**Task prompt**
Everything in the listing except the pictures should be written out exactly.

**Available data**
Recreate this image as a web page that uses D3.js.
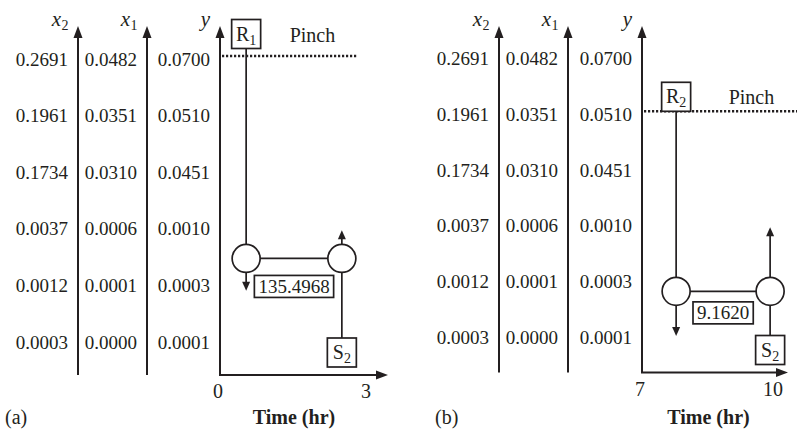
<!DOCTYPE html>
<html><head><meta charset="utf-8">
<script src="https://cdn.jsdelivr.net/npm/d3@7"></script>
<style>
body{margin:0;background:#fff}
svg{display:block}
text{font-family:"Liberation Serif","Times New Roman",Times,serif;fill:#231f20}
</style>
</head><body>
<svg id="chart" width="797" height="429"></svg>
<script>
// ---- data ----
const x2Labels = ["0.2691","0.1961","0.1734","0.0037","0.0012","0.0003"];
const x1Labels = ["0.0482","0.0351","0.0310","0.0006","0.0001","0.0000"];
const yLabels  = ["0.0700","0.0510","0.0451","0.0010","0.0003","0.0001"];
const panelNames = ["(a)","(b)"];
const timeDomains = [[0,3],[7,10]];
const timeTicks = [[0,3],[7,10]];
const pinchRows = [0,1];
const richSubs = ["1","2"];
const leanSubs = ["2","2"];
const richTimes = [0.53, 7.77];
const leanTimes = [2.47, 9.89];
const exchangerRows = [3.55, 4.2];
const richOutletRows = [4.12, 5.0];
const leanOutletRows = [3.05, 3.05];
const exchangerLoads = ["135.4968","9.1620"];

// ---- layout ----
const layout = [
  {axisX:[78,147,220], tRange:[220,368], rowRange:[57.5,340.5], bottom:375, tipX:388,
   rBoxGap:7.5, pinchX2:357, pinchTextDx:29, loadDy:28, labelX:5},
  {axisX:[499,568,642], tRange:[642,775], rowRange:[57,336], bottom:372.5, tipX:788,
   rBoxGap:0, pinchX2:797, pinchTextDx:38, loadDy:21.5, labelX:435}
];
const ink = "#231f20";
const svg = d3.select("#chart");

function arrow(g, x, y, dir, len, hw){
  let p;
  if(dir==="up") p=[[x,y],[x-hw,y+len],[x+hw,y+len]];
  else if(dir==="down") p=[[x,y],[x-hw,y-len],[x+hw,y-len]];
  else p=[[x,y],[x-len,y-hw],[x-len,y+hw]];
  g.append("path").attr("d", d3.line()(p)+"Z").attr("fill", ink).attr("stroke","none");
}
function axisName(g, xEnd, y, main, sub){
  const m = g.append("text").attr("y",y).style("font-size","21px").style("font-style","italic").text(main);
  const mw = m.node().getComputedTextLength();
  let sw = 0, s = null;
  if(sub){
    s = g.append("text").attr("y",y+4).style("font-size","14px").text(sub);
    sw = s.node().getComputedTextLength();
  }
  const x0 = xEnd - mw - sw;
  m.attr("x", x0);
  if(s) s.attr("x", x0 + mw + 0.5);
}
function boxedSub(g, cx, yTop, main, sub){
  const w = 29, h = 29;
  g.append("rect").attr("x",cx-w/2).attr("y",yTop).attr("width",w).attr("height",h)
    .attr("fill","#fff").attr("stroke",ink).attr("stroke-width",1.7);
  const m = g.append("text").attr("y",yTop+21).style("font-size","20px").text(main);
  const s = g.append("text").attr("y",yTop+25).style("font-size","14px").text(sub);
  const mw = m.node().getComputedTextLength(), sw = s.node().getComputedTextLength();
  const x0 = cx - (mw+sw)/2;
  m.attr("x", x0); s.attr("x", x0+mw);
}

panelNames.forEach((name, i) => {
  const L = layout[i];
  const g = svg.append("g");
  const row = d3.scaleLinear().domain([0,5]).range(L.rowRange);
  const t = d3.scaleLinear().domain(timeDomains[i]).range(L.tRange);
  const axisTop = 26;
  const cols = [x2Labels, x1Labels, yLabels];
  const names = [["x","2"],["x","1"],["y",""]];

  cols.forEach((labels, k) => {
    const ax = L.axisX[k];
    g.append("line").attr("x1",ax).attr("x2",ax).attr("y1",axisTop+10).attr("y2",L.bottom)
      .attr("stroke",ink).attr("stroke-width",2);
    arrow(g, ax, axisTop, "up", 12, 4.5);
    g.selectAll(null).data(labels).enter().append("text")
      .attr("x", ax-10).attr("y", (d,j)=>row(j)+8).attr("text-anchor","end")
      .style("font-size","19px").text(d=>d);
    axisName(g, ax-10, 26, names[k][0], names[k][1]);
  });

  const y0 = L.bottom;
  g.append("line").attr("x1",L.axisX[2]-1).attr("x2",L.tipX-10).attr("y1",y0).attr("y2",y0)
    .attr("stroke",ink).attr("stroke-width",2);
  arrow(g, L.tipX, y0, "right", 12, 4.5);
  g.selectAll(null).data(timeTicks[i]).enter().append("text")
    .attr("x", d=>t(d)-2).attr("y", y0+23).attr("text-anchor","middle")
    .style("font-size","20px").text(d=>d);
  g.append("text").attr("x",(t(timeTicks[i][0])+t(timeTicks[i][1]))/2).attr("y",424)
    .attr("text-anchor","middle").style("font-size","20px").style("font-weight","bold")
    .text("Time (hr)");
  g.append("text").attr("x",L.labelX).attr("y",424).style("font-size","20px").text(name);

  const py = row(pinchRows[i]) - 1.5;
  g.append("line").attr("x1",L.axisX[2]+2).attr("x2",L.pinchX2).attr("y1",py).attr("y2",py)
    .attr("stroke",ink).attr("stroke-width",2.6).attr("stroke-dasharray","2.2,1.8");

  const xr = t(richTimes[i]), xl = t(leanTimes[i]);
  const cy = row(exchangerRows[i]), r = 14;
  const rBoxTop = py - L.rBoxGap - 29;
  g.append("line").attr("x1",xr).attr("x2",xr).attr("y1",rBoxTop+29).attr("y2",cy-r)
    .attr("stroke",ink).attr("stroke-width",1.7);
  boxedSub(g, xr, rBoxTop, "R", richSubs[i]);
  g.append("text").attr("x", xr+14.5+L.pinchTextDx).attr("y", rBoxTop+22)
    .style("font-size","20px").text("Pinch");

  const rOut = row(richOutletRows[i]);
  g.append("line").attr("x1",xr).attr("x2",xr).attr("y1",cy+r).attr("y2",rOut-8)
    .attr("stroke",ink).attr("stroke-width",1.7);
  arrow(g, xr, rOut, "down", 9, 4);
  const lOut = row(leanOutletRows[i]);
  g.append("line").attr("x1",xl).attr("x2",xl).attr("y1",cy-r).attr("y2",lOut+8)
    .attr("stroke",ink).attr("stroke-width",1.7);
  arrow(g, xl, lOut, "up", 9, 4);
  const sTop = y0 - 8 - 29;
  g.append("line").attr("x1",xl).attr("x2",xl).attr("y1",sTop).attr("y2",cy+r)
    .attr("stroke",ink).attr("stroke-width",1.7);
  boxedSub(g, xl, sTop, "S", leanSubs[i]);
  g.append("line").attr("x1",xr+r).attr("x2",xl-r).attr("y1",cy).attr("y2",cy)
    .attr("stroke",ink).attr("stroke-width",1.7);
  [xr, xl].forEach(cx => g.append("circle").attr("cx",cx).attr("cy",cy).attr("r",r)
    .attr("fill","#fff").attr("stroke",ink).attr("stroke-width",1.7));

  const lx = (xr+xl)/2, ly = cy + L.loadDy;
  const rect = g.append("rect");
  const lt = g.append("text").attr("x",lx).attr("y",ly+6.5).attr("text-anchor","middle")
    .style("font-size","19px").text(exchangerLoads[i]);
  const tw = lt.node().getComputedTextLength();
  rect.attr("x",lx-tw/2-4).attr("y",ly-11).attr("width",tw+8).attr("height",22)
    .attr("fill","#fff").attr("stroke",ink).attr("stroke-width",1.7);
});
</script>
</body></html>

**Expected answer**
Recreate this image as a web page that uses D3.js.
<!DOCTYPE html>
<html><head><meta charset="utf-8">
<script src="https://cdn.jsdelivr.net/npm/d3@7"></script>
<style>
body{margin:0;background:#fff}
svg{display:block}
text{font-family:"Liberation Serif","Times New Roman",Times,serif;fill:#231f20}
</style>
</head><body>
<svg id="chart" width="797" height="429"></svg>
<script>
// ---- data ----
const x2Labels = ["0.2691","0.1961","0.1734","0.0037","0.0012","0.0003"];
const x1Labels = ["0.0482","0.0351","0.0310","0.0006","0.0001","0.0000"];
const yLabels  = ["0.0700","0.0510","0.0451","0.0010","0.0003","0.0001"];
const panelNames = ["(a)","(b)"];
const timeDomains = [[0,3],[7,10]];
const timeTicks = [[0,3],[7,10]];
const pinchRows = [0,1];
const richSubs = ["1","2"];
const leanSubs = ["2","2"];
const richTimes = [0.53, 7.77];
const leanTimes = [2.47, 9.89];
const exchangerRows = [3.55, 4.2];
const richOutletRows = [4.12, 5.0];
const leanOutletRows = [3.05, 3.05];
const exchangerLoads = ["135.4968","9.1620"];

// ---- layout ----
const layout = [
  {axisX:[78,147,220], tRange:[220,368], rowRange:[57.5,340.5], bottom:375, tipX:388,
   rBoxGap:7.5, pinchX2:357, pinchTextDx:29, loadDy:28, labelX:5},
  {axisX:[499,568,642], tRange:[642,775], rowRange:[57,336], bottom:372.5, tipX:788,
   rBoxGap:0, pinchX2:797, pinchTextDx:38, loadDy:21.5, labelX:435}
];
const ink = "#231f20";
const svg = d3.select("#chart");

function arrow(g, x, y, dir, len, hw){
  let p;
  if(dir==="up") p=[[x,y],[x-hw,y+len],[x+hw,y+len]];
  else if(dir==="down") p=[[x,y],[x-hw,y-len],[x+hw,y-len]];
  else p=[[x,y],[x-len,y-hw],[x-len,y+hw]];
  g.append("path").attr("d", d3.line()(p)+"Z").attr("fill", ink).attr("stroke","none");
}
function axisName(g, xEnd, y, main, sub){
  const m = g.append("text").attr("y",y).style("font-size","21px").style("font-style","italic").text(main);
  const mw = m.node().getComputedTextLength();
  let sw = 0, s = null;
  if(sub){
    s = g.append("text").attr("y",y+4).style("font-size","14px").text(sub);
    sw = s.node().getComputedTextLength();
  }
  const x0 = xEnd - mw - sw;
  m.attr("x", x0);
  if(s) s.attr("x", x0 + mw + 0.5);
}
function boxedSub(g, cx, yTop, main, sub){
  const w = 29, h = 29;
  g.append("rect").attr("x",cx-w/2).attr("y",yTop).attr("width",w).attr("height",h)
    .attr("fill","#fff").attr("stroke",ink).attr("stroke-width",1.7);
  const m = g.append("text").attr("y",yTop+21).style("font-size","20px").text(main);
  const s = g.append("text").attr("y",yTop+25).style("font-size","14px").text(sub);
  const mw = m.node().getComputedTextLength(), sw = s.node().getComputedTextLength();
  const x0 = cx - (mw+sw)/2;
  m.attr("x", x0); s.attr("x", x0+mw);
}

panelNames.forEach((name, i) => {
  const L = layout[i];
  const g = svg.append("g");
  const row = d3.scaleLinear().domain([0,5]).range(L.rowRange);
  const t = d3.scaleLinear().domain(timeDomains[i]).range(L.tRange);
  const axisTop = 26;
  const cols = [x2Labels, x1Labels, yLabels];
  const names = [["x","2"],["x","1"],["y",""]];

  cols.forEach((labels, k) => {
    const ax = L.axisX[k];
    g.append("line").attr("x1",ax).attr("x2",ax).attr("y1",axisTop+10).attr("y2",L.bottom)
      .attr("stroke",ink).attr("stroke-width",2);
    arrow(g, ax, axisTop, "up", 12, 4.5);
    g.selectAll(null).data(labels).enter().append("text")
      .attr("x", ax-10).attr("y", (d,j)=>row(j)+8).attr("text-anchor","end")
      .style("font-size","19px").text(d=>d);
    axisName(g, ax-10, 26, names[k][0], names[k][1]);
  });

  const y0 = L.bottom;
  g.append("line").attr("x1",L.axisX[2]-1).attr("x2",L.tipX-10).attr("y1",y0).attr("y2",y0)
    .attr("stroke",ink).attr("stroke-width",2);
  arrow(g, L.tipX, y0, "right", 12, 4.5);
  g.selectAll(null).data(timeTicks[i]).enter().append("text")
    .attr("x", d=>t(d)-2).attr("y", y0+23).attr("text-anchor","middle")
    .style("font-size","20px").text(d=>d);
  g.append("text").attr("x",(t(timeTicks[i][0])+t(timeTicks[i][1]))/2).attr("y",424)
    .attr("text-anchor","middle").style("font-size","20px").style("font-weight","bold")
    .text("Time (hr)");
  g.append("text").attr("x",L.labelX).attr("y",424).style("font-size","20px").text(name);

  const py = row(pinchRows[i]) - 1.5;
  g.append("line").attr("x1",L.axisX[2]+2).attr("x2",L.pinchX2).attr("y1",py).attr("y2",py)
    .attr("stroke",ink).attr("stroke-width",2.6).attr("stroke-dasharray","2.2,1.8");

  const xr = t(richTimes[i]), xl = t(leanTimes[i]);
  const cy = row(exchangerRows[i]), r = 14;
  const rBoxTop = py - L.rBoxGap - 29;
  g.append("line").attr("x1",xr).attr("x2",xr).attr("y1",rBoxTop+29).attr("y2",cy-r)
    .attr("stroke",ink).attr("stroke-width",1.7);
  boxedSub(g, xr, rBoxTop, "R", richSubs[i]);
  g.append("text").attr("x", xr+14.5+L.pinchTextDx).attr("y", rBoxTop+22)
    .style("font-size","20px").text("Pinch");

  const rOut = row(richOutletRows[i]);
  g.append("line").attr("x1",xr).attr("x2",xr).attr("y1",cy+r).attr("y2",rOut-8)
    .attr("stroke",ink).attr("stroke-width",1.7);
  arrow(g, xr, rOut, "down", 9, 4);
  const lOut = row(leanOutletRows[i]);
  g.append("line").attr("x1",xl).attr("x2",xl).attr("y1",cy-r).attr("y2",lOut+8)
    .attr("stroke",ink).attr("stroke-width",1.7);
  arrow(g, xl, lOut, "up", 9, 4);
  const sTop = y0 - 8 - 29;
  g.append("line").attr("x1",xl).attr("x2",xl).attr("y1",sTop).attr("y2",cy+r)
    .attr("stroke",ink).attr("stroke-width",1.7);
  boxedSub(g, xl, sTop, "S", leanSubs[i]);
  g.append("line").attr("x1",xr+r).attr("x2",xl-r).attr("y1",cy).attr("y2",cy)
    .attr("stroke",ink).attr("stroke-width",1.7);
  [xr, xl].forEach(cx => g.append("circle").attr("cx",cx).attr("cy",cy).attr("r",r)
    .attr("fill","#fff").attr("stroke",ink).attr("stroke-width",1.7));

  const lx = (xr+xl)/2, ly = cy + L.loadDy;
  const rect = g.append("rect");
  const lt = g.append("text").attr("x",lx).attr("y",ly+6.5).attr("text-anchor","middle")
    .style("font-size","19px").text(exchangerLoads[i]);
  const tw = lt.node().getComputedTextLength();
  rect.attr("x",lx-tw/2-4).attr("y",ly-11).attr("width",tw+8).attr("height",22)
    .attr("fill","#fff").attr("stroke",ink).attr("stroke-width",1.7);
});
</script>
</body></html>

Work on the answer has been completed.